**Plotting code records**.
* Start *
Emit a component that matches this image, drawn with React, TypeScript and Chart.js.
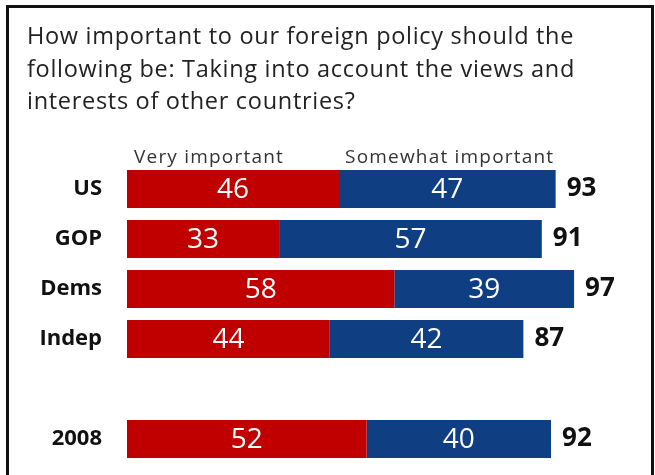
import React, { useEffect, useRef } from "react";
import { Chart, registerables } from "chart.js";

Chart.register(...registerables);

const categories = ["US", "GOP", "Dems", "Indep", "", "2008"];
const veryImportant = [46, 33, 58, 44, null, 52];
const somewhatImportant = [47, 57, 39, 42, null, 40];
const totals = [93, 91, 97, 87, null, 92];
const seriesNames = ["Very important", "Somewhat important"];
const titleLines = [
  "How important to our foreign policy should the",
  "following be: Taking into account the views and",
  "interests of other countries?",
];

const RED = "#C00000";
const BLUE = "#0F3E82";
const FONT = "'Open Sans', Lato, sans-serif";

const textPlugin = {
  id: "customText",
  afterDraw(chart: any) {
    const ctx = chart.ctx as CanvasRenderingContext2D;
    const xs = chart.scales.x;
    const ys = chart.scales.y;
    ctx.save();
    // frame
    ctx.strokeStyle = "#111";
    ctx.lineWidth = 3;
    ctx.strokeRect(7.5, 6.5, 645, 500);
    // title
    ctx.fillStyle = "#222";
    ctx.font = `23.5px ${FONT}`;
    (ctx as any).letterSpacing = "0.7px";
    ctx.textAlign = "left";
    ctx.textBaseline = "alphabetic";
    titleLines.forEach((l, i) => ctx.fillText(l, 27, 44 + i * 32.5));
    // legend labels
    ctx.font = `19px ${FONT}`;
    (ctx as any).letterSpacing = "1.2px";
    ctx.fillStyle = "#333";
    const legY = 163;
    ctx.fillText(seriesNames[0], xs.getPixelForValue(0) + 7, legY);
    ctx.fillText(seriesNames[1], xs.getPixelForValue(veryImportant[0] as number) + 6, legY);
    (ctx as any).letterSpacing = "0px";
    // categories, values
    categories.forEach((c, i) => {
      const y = ys.getPixelForValue(i);
      ctx.textBaseline = "middle";
      ctx.fillStyle = "#111";
      ctx.font = `bold 22px ${FONT}`;
      ctx.textAlign = "right";
      ctx.fillText(c, 102, y);
      const v = veryImportant[i];
      const s = somewhatImportant[i];
      const t = totals[i];
      if (v == null || s == null) return;
      ctx.font = `28px ${FONT}`;
      ctx.fillStyle = "#fff";
      ctx.textAlign = "center";
      ctx.fillText(String(v), (xs.getPixelForValue(0) + xs.getPixelForValue(v)) / 2, y + 1);
      ctx.fillText(String(s), (xs.getPixelForValue(v) + xs.getPixelForValue(v + s)) / 2, y + 1);
      if (t != null) {
        ctx.font = `bold 26px ${FONT}`;
        ctx.fillStyle = "#111";
        ctx.textAlign = "left";
        ctx.fillText(String(t), xs.getPixelForValue(v + s) + 11, y);
      }
    });
    ctx.restore();
  },
};

export default function App() {
  const ref = useRef<HTMLCanvasElement | null>(null);
  useEffect(() => {
    if (!ref.current) return;
    const chart = new Chart(ref.current, {
      type: "bar",
      data: {
        labels: categories,
        datasets: [
          { label: seriesNames[0], data: veryImportant as any, backgroundColor: RED },
          { label: seriesNames[1], data: somewhatImportant as any, backgroundColor: BLUE },
        ],
      },
      options: {
        indexAxis: "y",
        animation: false,
        responsive: false,
        maintainAspectRatio: false,
        layout: { padding: { left: 127, right: 21, top: 164, bottom: 11 } },
        datasets: { bar: { barPercentage: 0.76, categoryPercentage: 1 } },
        scales: {
          x: { stacked: true, min: 0, max: 110, display: false },
          y: { stacked: true, display: false },
        },
        plugins: { legend: { display: false }, tooltip: { enabled: false }, title: { display: false } },
      },
      plugins: [textPlugin],
    });
    return () => chart.destroy();
  }, []);
  return (
    <div style={{ position: "absolute", left: 0, top: 0, width: 655, height: 475, background: "#fff" }}>
      <canvas ref={ref} width={655} height={475} style={{ display: "block" }} />
    </div>
  );
}
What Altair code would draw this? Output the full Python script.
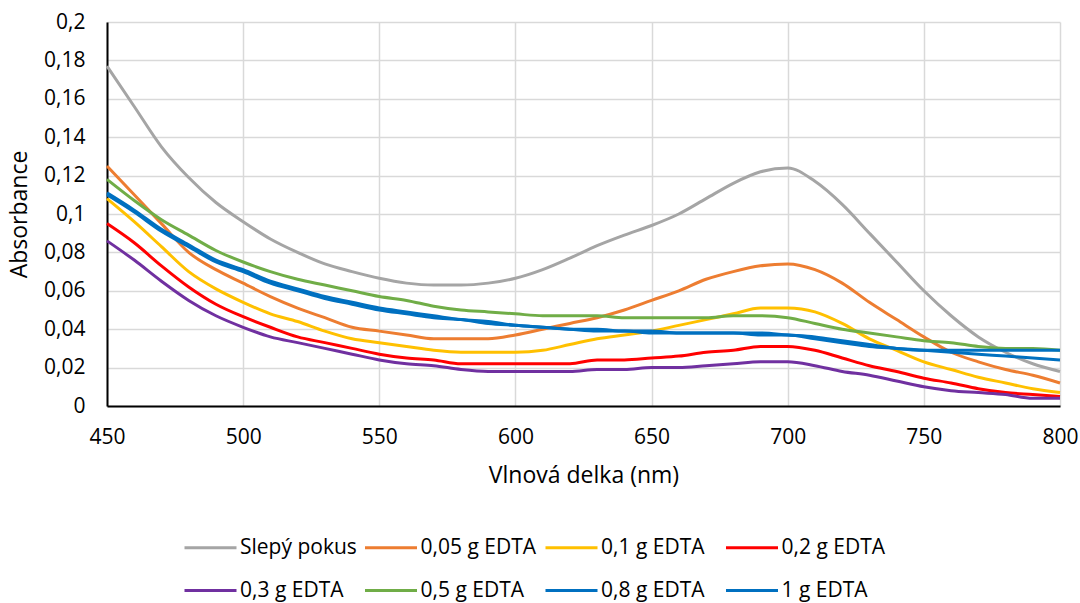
import altair as alt
import pandas as pd

wavelength = [450, 460, 470, 480, 490, 500, 510, 520, 530, 540, 550, 560, 570, 580, 590,
              600, 610, 620, 630, 640, 650, 660, 670, 680, 690, 700, 710, 720, 730, 740,
              750, 760, 770, 780, 790, 800]

slepy = [0.177, 0.156, 0.135, 0.119, 0.106, 0.096, 0.087, 0.080, 0.074, 0.070, 0.0665, 0.064,
         0.063, 0.063, 0.064, 0.0665, 0.071, 0.077, 0.0835, 0.089, 0.094, 0.100, 0.108, 0.116,
         0.122, 0.124, 0.117, 0.105, 0.090, 0.075, 0.060, 0.047, 0.036, 0.028, 0.022, 0.018]
edta_005 = [0.125, 0.110, 0.095, 0.080, 0.071, 0.064, 0.057, 0.051, 0.046, 0.041, 0.039, 0.037,
            0.035, 0.035, 0.035, 0.037, 0.040, 0.043, 0.046, 0.050, 0.055, 0.060, 0.066, 0.070,
            0.073, 0.074, 0.071, 0.064, 0.054, 0.045, 0.036, 0.028, 0.023, 0.019, 0.016, 0.012]
edta_01 = [0.108, 0.096, 0.083, 0.070, 0.061, 0.054, 0.048, 0.044, 0.039, 0.035, 0.033, 0.031,
           0.029, 0.028, 0.028, 0.028, 0.029, 0.032, 0.035, 0.037, 0.039, 0.042, 0.045, 0.048,
           0.051, 0.051, 0.049, 0.043, 0.035, 0.029, 0.023, 0.019, 0.015, 0.012, 0.009, 0.007]
edta_02 = [0.095, 0.085, 0.073, 0.062, 0.053, 0.0465, 0.041, 0.036, 0.033, 0.030, 0.027, 0.025,
           0.024, 0.022, 0.022, 0.022, 0.022, 0.022, 0.024, 0.024, 0.025, 0.026, 0.028, 0.029,
           0.031, 0.031, 0.029, 0.025, 0.021, 0.018, 0.0145, 0.012, 0.009, 0.007, 0.006, 0.005]
edta_03 = [0.086, 0.076, 0.065, 0.055, 0.047, 0.041, 0.036, 0.033, 0.030, 0.027, 0.024, 0.022,
           0.021, 0.019, 0.018, 0.018, 0.018, 0.018, 0.019, 0.019, 0.020, 0.020, 0.021, 0.022,
           0.023, 0.023, 0.021, 0.018, 0.016, 0.013, 0.010, 0.008, 0.007, 0.006, 0.004, 0.004]
edta_05 = [0.118, 0.107, 0.097, 0.089, 0.081, 0.075, 0.070, 0.066, 0.063, 0.060, 0.057, 0.055,
           0.052, 0.050, 0.049, 0.048, 0.047, 0.047, 0.047, 0.046, 0.046, 0.046, 0.046, 0.047,
           0.047, 0.046, 0.043, 0.040, 0.038, 0.036, 0.034, 0.033, 0.031, 0.030, 0.030, 0.029]
edta_08 = [0.111, 0.102, 0.092, 0.084, 0.076, 0.071, 0.065, 0.061, 0.057, 0.054, 0.051, 0.049,
           0.047, 0.045, 0.044, 0.042, 0.041, 0.040, 0.040, 0.039, 0.039, 0.038, 0.038, 0.038,
           0.038, 0.037, 0.036, 0.034, 0.032, 0.030, 0.029, 0.029, 0.029, 0.029, 0.029, 0.029]
edta_1 = [0.110, 0.101, 0.091, 0.083, 0.075, 0.070, 0.064, 0.060, 0.056, 0.053, 0.050, 0.048,
          0.046, 0.045, 0.043, 0.042, 0.041, 0.040, 0.039, 0.039, 0.038, 0.038, 0.038, 0.038,
          0.037, 0.037, 0.035, 0.033, 0.031, 0.030, 0.029, 0.028, 0.027, 0.026, 0.025, 0.024]

series_names = ["Slepý pokus", "0,05 g EDTA", "0,1 g EDTA", "0,2 g EDTA",
                "0,3 g EDTA", "0,5 g EDTA", "0,8 g EDTA", "1 g EDTA"]
series_values = [slepy, edta_005, edta_01, edta_02, edta_03, edta_05, edta_08, edta_1]
series_colors = ["#A5A5A5", "#ED7D31", "#FFC000", "#FF0000",
                 "#7030A0", "#70AD47", "#0070C0", "#0070C0"]

x_ticks = [450, 500, 550, 600, 650, 700, 750, 800]
y_ticks = [0, 0.02, 0.04, 0.06, 0.08, 0.1, 0.12, 0.14, 0.16, 0.18, 0.2]

rows = []
for order, (name, vals) in enumerate(zip(series_names, series_values)):
    for w, v in zip(wavelength, vals):
        rows.append({"serie": name, "order": order, "nm": w, "abs": v})
df = pd.DataFrame(rows)

FONT = "Open Sans"
LABEL = "replace(format(datum.value, '~g'), '.', ',')"

chart = alt.Chart(df).mark_line(strokeWidth=3, interpolate="monotone").encode(
    x=alt.X("nm:Q", scale=alt.Scale(domain=[450, 800], nice=False),
            axis=alt.Axis(title="Vlnová delka (nm)", values=x_ticks, labelExpr=LABEL)),
    y=alt.Y("abs:Q", scale=alt.Scale(domain=[0, 0.2], nice=False),
            axis=alt.Axis(title="Absorbance", values=y_ticks, labelExpr=LABEL)),
    color=alt.Color("serie:N", sort=series_names,
                    scale=alt.Scale(domain=series_names, range=series_colors),
                    legend=alt.Legend(title=None, orient="none", legendX=76, legendY=498,
                                      columns=4, direction="horizontal")),
    detail="order:N",
    order="nm:Q",
).properties(
    width=953, height=384,
    autosize=alt.AutoSizeParams(type="none"),
    padding={"left": 107, "top": 22, "right": 20, "bottom": 197},
).configure_view(
    stroke=None
).configure_axis(
    labelFont=FONT, titleFont=FONT, labelFontSize=21, titleFontSize=23,
    labelColor="#000000", titleColor="#000000", titleFontWeight="normal",
    gridColor="#D9D9D9", gridWidth=1.5, ticks=False,
    domainColor="#000000", domainWidth=2,
    labelFlush=False, labelOverlap=False,
).configure_axisX(
    labelPadding=20, titlePadding=17,
).configure_axisY(
    labelPadding=22, titlePadding=12,
).configure_legend(
    labelFont=FONT, labelFontSize=21, labelColor="#000000",
    symbolType="stroke", symbolStrokeWidth=3, symbolSize=2704,
    labelOffset=2, columnPadding=1.5, rowPadding=5, gridAlign="all",
)

chart.save("out.html", embed_options={"renderer": "svg", "actions": False})
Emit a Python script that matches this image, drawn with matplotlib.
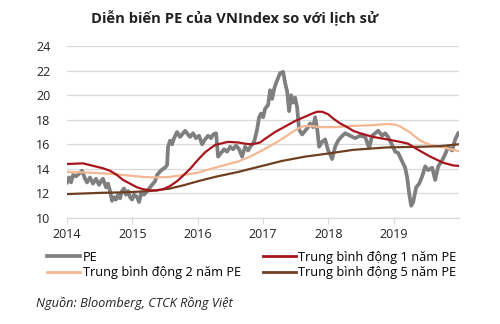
import matplotlib
matplotlib.use("Agg")
import matplotlib.pyplot as plt
import numpy as np

plt.rcParams['font.family'] = ['Open Sans', 'DejaVu Sans']

# ---- data (decimal years) ----
pe_x = [67, 69, 71, 73, 76, 79, 82, 85, 87, 90, 93, 96, 99, 101, 103, 106, 108, 110, 112, 114,
        116, 118, 120, 122, 124, 126, 128, 130, 132, 134, 137, 139, 141, 144, 147, 150, 152, 155,
        157, 160, 163, 165, 167, 168, 170, 172, 174, 177, 180, 183, 185, 188, 190, 193, 196, 199,
        202, 205, 208, 211, 213, 216, 218, 221, 224, 227, 230, 233, 236, 239, 242, 245, 248, 251,
        254, 257, 259, 261, 263, 265, 268, 270, 272, 274, 276, 278, 280, 283, 285, 287, 289, 291,
        293, 295, 297, 299, 302, 305, 308, 310, 313, 315, 317, 319, 322, 325, 328, 330, 332, 335,
        338, 341, 345, 350, 355, 360, 365, 369, 372, 375, 378, 382, 385, 388, 391, 395, 398, 402,
        405, 407, 409, 411, 413, 416, 419, 422, 425, 428, 432, 435, 438, 442, 445, 448, 452, 455, 458]
pe_years = [2014 + (p - 67) / 65.3 for p in pe_x]
pe_values = [12.9, 13.3, 12.9, 13.5, 13.4, 13.6, 13.85, 13.2, 12.9, 13.3, 12.8, 13.2, 12.7, 13.0,
             13.2, 12.5, 12.8, 12.2, 11.4, 11.7, 11.5, 11.9, 11.6, 12.2, 12.4, 11.9, 12.2, 11.7,
             11.5, 11.9, 11.7, 11.3, 12.0, 11.9, 12.2, 12.5, 12.7, 13.0, 13.5, 13.8, 14.0, 14.1,
             14.3, 15.8, 16.3, 16.0, 16.5, 17.0, 16.6, 16.9, 17.1, 16.8, 16.6, 16.9, 16.5, 16.7,
             16.0, 16.4, 16.7, 16.5, 16.8, 16.9, 15.0, 15.3, 15.6, 15.4, 15.8, 15.6, 15.9, 15.6,
             15.0, 15.8, 15.5, 15.9, 16.2, 17.2, 18.2, 18.5, 18.2, 18.9, 19.2, 20.4, 19.7, 20.5,
             21.0, 21.4, 21.8, 21.9, 21.0, 20.3, 18.7, 20.0, 19.4, 19.8, 19.0, 17.2, 16.8, 17.1,
             17.4, 17.7, 17.4, 18.2, 17.3, 15.8, 16.2, 16.4, 15.5, 15.2, 14.8, 15.8, 16.3, 16.6,
             16.9, 16.7, 16.5, 16.7, 16.6, 15.7, 16.7, 16.9, 17.1, 16.7, 16.9, 16.6, 16.1, 15.4,
             15.3, 14.6, 14.1, 13.3, 12.0, 11.0, 11.3, 12.5, 12.8, 13.4, 14.2, 13.9, 14.1, 13.1,
             14.2, 14.7, 15.2, 15.8, 15.5, 16.4, 16.9]

ma1_x = [67, 83, 93, 103, 110, 117, 123, 130, 137, 143, 150, 157, 163, 170, 177, 183, 190, 198,
         205, 215, 228, 238, 245, 252, 260, 265, 275, 285, 295, 305, 312, 317, 322, 328, 333, 340,
         347, 353, 360, 373, 387, 400, 408, 417, 430, 443, 453, 458]
ma1_years = [2014 + (p - 67) / 65.3 for p in ma1_x]
ma1_values = [14.4, 14.45, 14.25, 14.05, 13.85, 13.5, 13.1, 12.8, 12.5, 12.35, 12.25, 12.25, 12.35,
              12.6, 13.0, 13.45, 14.0, 14.75, 15.35, 15.95, 16.2, 16.15, 16.05, 16.0, 16.15, 16.45,
              17.0, 17.45, 17.9, 18.25, 18.5, 18.65, 18.65, 18.45, 18.1, 17.7, 17.4, 17.1, 16.9,
              16.6, 16.4, 16.2, 16.05, 15.6, 15.0, 14.5, 14.28, 14.25]

ma2_x = [67, 90, 110, 130, 143, 155, 170, 183, 198, 215, 238, 250, 262, 275, 285, 295, 302, 310,
         320, 335, 353, 370, 387, 395, 400, 410, 420, 430, 443, 458]
ma2_years = [2014 + (p - 67) / 65.3 for p in ma2_x]
ma2_values = [13.75, 13.7, 13.6, 13.45, 13.35, 13.3, 13.35, 13.5, 13.7, 14.1, 14.6, 15.0, 15.5,
              16.1, 16.6, 17.15, 17.45, 17.5, 17.4, 17.4, 17.5, 17.55, 17.65, 17.6, 17.45, 16.95,
              16.3, 15.95, 15.75, 15.45]

ma5_x = [67, 100, 127, 150, 170, 185, 198, 215, 238, 260, 282, 305, 328, 353, 387, 420, 440, 458]
ma5_years = [2014 + (p - 67) / 65.3 for p in ma5_x]
ma5_values = [11.95, 12.05, 12.1, 12.2, 12.4, 12.7, 13.0, 13.35, 13.75, 14.2, 14.65, 15.0, 15.25,
              15.55, 15.75, 15.8, 15.85, 16.0]

year_ticks = [2014, 2015, 2016, 2017, 2018, 2019]
y_ticks = [10, 12, 14, 16, 18, 20, 22, 24]

labels = ["PE", "Trung bình động 2 năm PE", "Trung bình động 1 năm PE", "Trung bình động 5 năm PE"]

# ---- figure ----
fig = plt.figure(figsize=(5.0, 3.24), dpi=100)
ax = fig.add_axes([0.134, 0.327, 0.784, 0.531])

c_pe = "#7f7f7f"
c_ma1 = "#a8141c"
c_ma2 = "#f4b793"
c_ma5 = "#6e4021"

l_pe, = ax.plot(pe_years, pe_values, color=c_pe, lw=2.7, solid_joinstyle='round', zorder=3)
l_ma2, = ax.plot(ma2_years, ma2_values, color=c_ma2, lw=1.6, zorder=4)
l_ma1, = ax.plot(ma1_years, ma1_values, color=c_ma1, lw=1.6, zorder=5)
l_ma5, = ax.plot(ma5_years, ma5_values, color=c_ma5, lw=1.6, zorder=4)

ax.set_xlim(2014, 2020)
ax.set_ylim(10, 24)
ax.set_yticks(y_ticks)
ax.set_xticks(year_ticks)
ax.set_xticklabels([str(y) for y in year_ticks])
ax.grid(axis='y', color='#d9d9d9', lw=0.9)
ax.set_axisbelow(True)
for s in ['top', 'right', 'left']:
    ax.spines[s].set_visible(False)
ax.spines['bottom'].set_color('#d9d9d9')
ax.spines['bottom'].set_linewidth(0.9)
ax.tick_params(axis='y', length=0, pad=12, labelsize=9, labelcolor='#222222')
ax.tick_params(axis='x', length=4, color='#d9d9d9', pad=3, labelsize=9, labelcolor='#222222')

fig.text(0.47, 0.947, "Diễn biến PE của VNIndex so với lịch sử", ha='center', va='center',
         fontsize=10.6, fontweight='bold', color='#222222')

leg = fig.legend([l_pe, l_ma2, l_ma1, l_ma5], labels, ncol=2, frameon=False,
                 loc='upper left', bbox_to_anchor=(0.094, 0.226), fontsize=9.2,
                 handlelength=2.6, handletextpad=0.2, columnspacing=1.7, labelspacing=0.2,
                 borderaxespad=0, borderpad=0)
for lh, w in zip(leg.get_lines(), [2.7, 2.0, 2.0, 2.0]):
    lh.set_linewidth(w)

fig.text(0.072, 0.065, "Nguồn: Bloomberg, CTCK Rồng Việt", ha='left', va='center',
         fontsize=9.2, style='italic', color='#222222')

fig.savefig("out.png", dpi=100, facecolor='white')
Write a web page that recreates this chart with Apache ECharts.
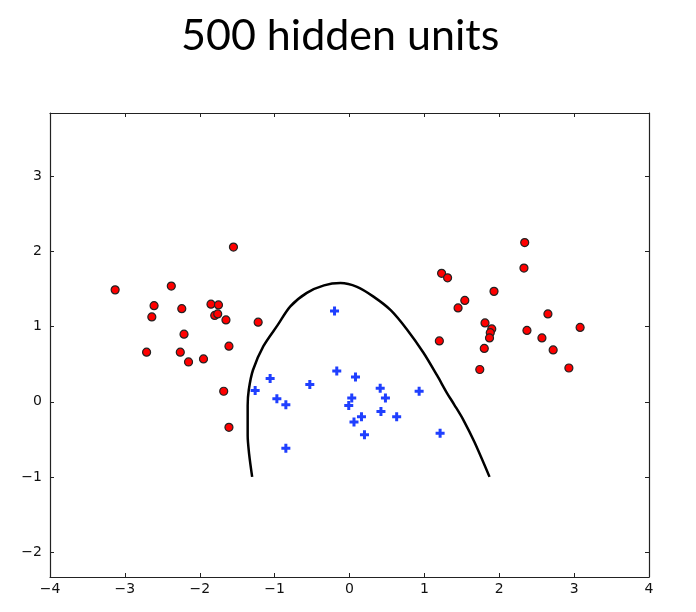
* End *
**Exercise directions**.
Extract every line that has the string "matches" in it.

**Exercise solution**.
Emit a component that matches this image, drawn with React, TypeScript and Chart.js.
Emit a Python script that matches this image, drawn with matplotlib.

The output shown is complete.